EXERCISE REQUIREMENTS =>
The listing below begins with the first line you should copy; stop after the line containing "number; y: number", and drop every picture.
--- start ---
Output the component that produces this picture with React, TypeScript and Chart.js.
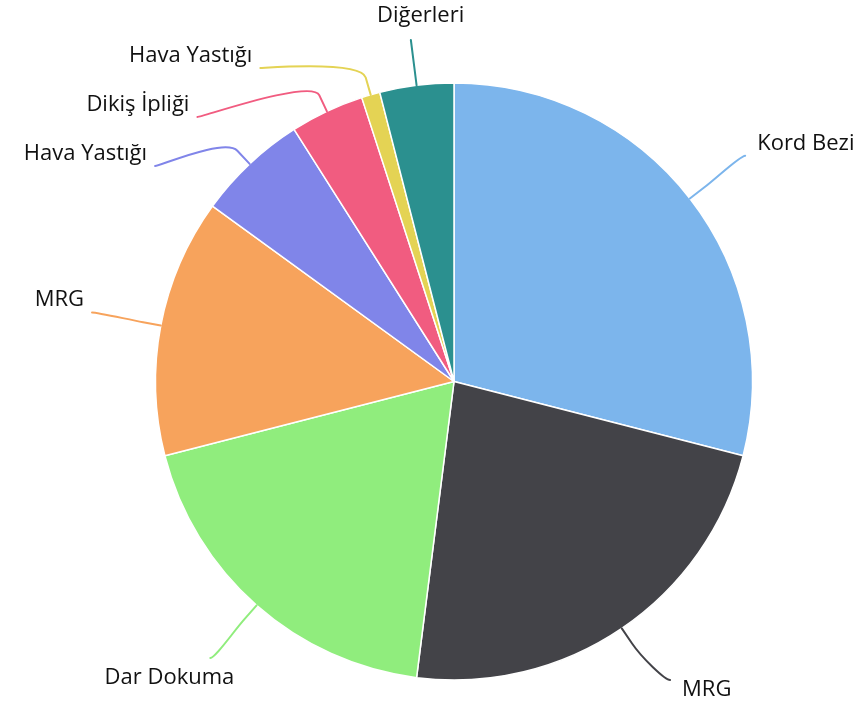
import React, { useEffect, useRef } from 'react';
import { Chart, registerables } from 'chart.js';

Chart.register(...registerables);

// ---- data ----
const categories = [
  'Kord Bezi',
  'MRG',
  'Dar Dokuma',
  'MRG',
  'Hava Yastığı',
  'Dikiş İpliği',
  'Hava Yastığı',
  'Diğerleri',
];
const shares = [29, 23, 19, 14, 6, 4, 1, 4];
const sliceColors = [
  '#7cb5ec',
  '#434348',
  '#90ed7d',
  '#f7a35c',
  '#8085e9',
  '#f15c80',
  '#e4d354',
  '#2b908f',
];

// ---- label layout settings ----
const LABEL_DISTANCE = 70;
const BREAK_DISTANCE = 18;
const LABEL_SPACING = 49;
const LABEL_MIN_Y = 68;
const LABEL_MAX_Y = 680;
const TOP_LABEL_END_Y = 40;
const LABEL_FONT = '22px "Open Sans", "DejaVu Sans", sans-serif';
const LABEL_COLOR = '#111111';

type Pt = { x: number; y: number };

const outsideLabels = {
  id: 'outsideLabels',
  afterDatasetsDraw(chart: any) {
    const meta = chart.getDatasetMeta(0);
    const texts: string[] = chart.data.labels;
    const colors: string[] = chart.data.datasets[0].backgroundColor;
    const ctx: CanvasRenderingContext2D = chart.ctx;

    const items = meta.data.map((arc: any, i: number) => {
      const p = arc.getProps(['x', 'y', 'startAngle', 'endAngle', 'outerRadius'], true);
      const mid = (p.startAngle + p.endAngle) / 2;
      const cos = Math.cos(mid);
      const sin = Math.sin(mid);
      const r = p.outerRadius;
      const R = r + LABEL_DISTANCE;
      const A: Pt = { x: p.x + cos * r, y: p.y + sin * r };
      const B: Pt = { x: p.x + cos * (r + BREAK_DISTANCE), y: p.y + sin * (r + BREAK_DISTANCE) };
      const side = Math.abs(cos) < 0.2 ? 'center' : cos < 0 ? 'left' : 'right';
      let E: Pt = { x: p.x + cos * R, y: p.y + sin * R };
      if (side === 'center' && sin < 0) {
        const rho = Math.min(R, (p.y - TOP_LABEL_END_Y) / -sin);
        E = { x: p.x + cos * rho, y: p.y + sin * rho };
      }
      return { i, cx: p.x, cy: p.y, R, A, B, E, side, text: texts[i], color: colors[i] };
    });

    // distribute labels on each side
    ['left', 'right'].forEach((s) => {
      const list = items.filter((it: any) => it.side === s).sort((a: any, b: any) => a.E.y - b.E.y);
      const ys = list.map((it: any) => it.E.y);
      for (let k = 0; k < ys.length; k++) {
        ys[k] = Math.max(ys[k], LABEL_MIN_Y, k > 0 ? ys[k - 1] + LABEL_SPACING : -Infinity);
      }
      for (let k = ys.length - 1; k >= 0; k--) {
        ys[k] = Math.min(ys[k], LABEL_MAX_Y, k < ys.length - 1 ? ys[k + 1] - LABEL_SPACING : Infinity);
      }
      list.forEach((it: any, k: number) => {
        const dy = ys[k] - it.cy;
        const dx = Math.sqrt(Math.max(it.R * it.R - dy * dy, 0));
        it.E = { x: it.cx + (s === 'left' ? -dx : dx), y: ys[k] };
      });
    });

    ctx.save();
    // connectors
    items.forEach((it: any) => {
      const c1x = it.E.x + (it.side === 'right' ? -5 : it.side === 'left' ? 5 : 0);
      ctx.beginPath();
      ctx.moveTo(it.E.x, it.E.y);
      ctx.bezierCurveTo(c1x, it.E.y, 2 * it.B.x - it.A.x, 2 * it.B.y - it.A.y, it.B.x, it.B.y);
      ctx.lineTo(it.A.x, it.A.y);
      ctx.strokeStyle = it.color;
      ctx.lineWidth = 2;
      ctx.lineCap = 'round';
      ctx.lineJoin = 'round';
      ctx.stroke();
    });
    // texts
    ctx.font = LABEL_FONT;
    ctx.fillStyle = LABEL_COLOR;
    ctx.textBaseline = 'alphabetic';
    items.forEach((it: any) => {
      const upper = it.E.y < it.cy;
      if (it.side === 'center') {
        ctx.textAlign = 'center';
        ctx.fillText(it.text, it.A.x + 4, upper ? it.E.y - 18.5 : it.E.y + 30);
      } else {
        ctx.textAlign = it.side === 'left' ? 'right' : 'left';
        let x = it.side === 'left' ? it.E.x - 8 : it.E.x + 12;
        if (!upper && it.side === 'left') x = it.E.x + 24;
        const y = upper ? it.E.y - 6 : it.E.y + (it.side === 'left' ? 26 : 16);
        ctx.fillText(it.text, x, y);
      }
    });
    ctx.restore();
  },
};

export default function App() {
  const canvasRef = useRef<HTMLCanvasElement | null>(null);

  useEffect(() => {
    if (!canvasRef.current) return;
    const chart = new Chart(canvasRef.current, {
      type: 'pie',
      data: {
        labels: categories,
        datasets: [
          {
            data: shares,
            backgroundColor: sliceColors,
            borderColor: '#ffffff',
            borderWidth: 1.5,
            hoverOffset: 0,
          },
        ],
      },
      options: {
        responsive: false,
        animation: false,
        radius: 298.5,
        layout: { padding: { left: 44, right: 0, top: 57, bottom: 0 } },
        plugins: {
          legend: { display: false },
          tooltip: { enabled: false },
        },
      } as any,
      plugins: [outsideLabels],
    });
    return () => chart.destroy();
  }, []);

  return (
    <div style={{ position: 'fixed', left: 0, top: 0, width: 864, height: 706, background: '#ffffff' }}>
      <canvas ref={canvasRef} width={864} height={706} style={{ display: 'block' }} />
    </div>
  );
}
--- end ---
SOLUTION BELOW =>
Output the component that produces this picture with React, TypeScript and Chart.js.
import React, { useEffect, useRef } from 'react';
import { Chart, registerables } from 'chart.js';

Chart.register(...registerables);

// ---- data ----
const categories = [
  'Kord Bezi',
  'MRG',
  'Dar Dokuma',
  'MRG',
  'Hava Yastığı',
  'Dikiş İpliği',
  'Hava Yastığı',
  'Diğerleri',
];
const shares = [29, 23, 19, 14, 6, 4, 1, 4];
const sliceColors = [
  '#7cb5ec',
  '#434348',
  '#90ed7d',
  '#f7a35c',
  '#8085e9',
  '#f15c80',
  '#e4d354',
  '#2b908f',
];

// ---- label layout settings ----
const LABEL_DISTANCE = 70;
const BREAK_DISTANCE = 18;
const LABEL_SPACING = 49;
const LABEL_MIN_Y = 68;
const LABEL_MAX_Y = 680;
const TOP_LABEL_END_Y = 40;
const LABEL_FONT = '22px "Open Sans", "DejaVu Sans", sans-serif';
const LABEL_COLOR = '#111111';

type Pt = { x: number; y: number };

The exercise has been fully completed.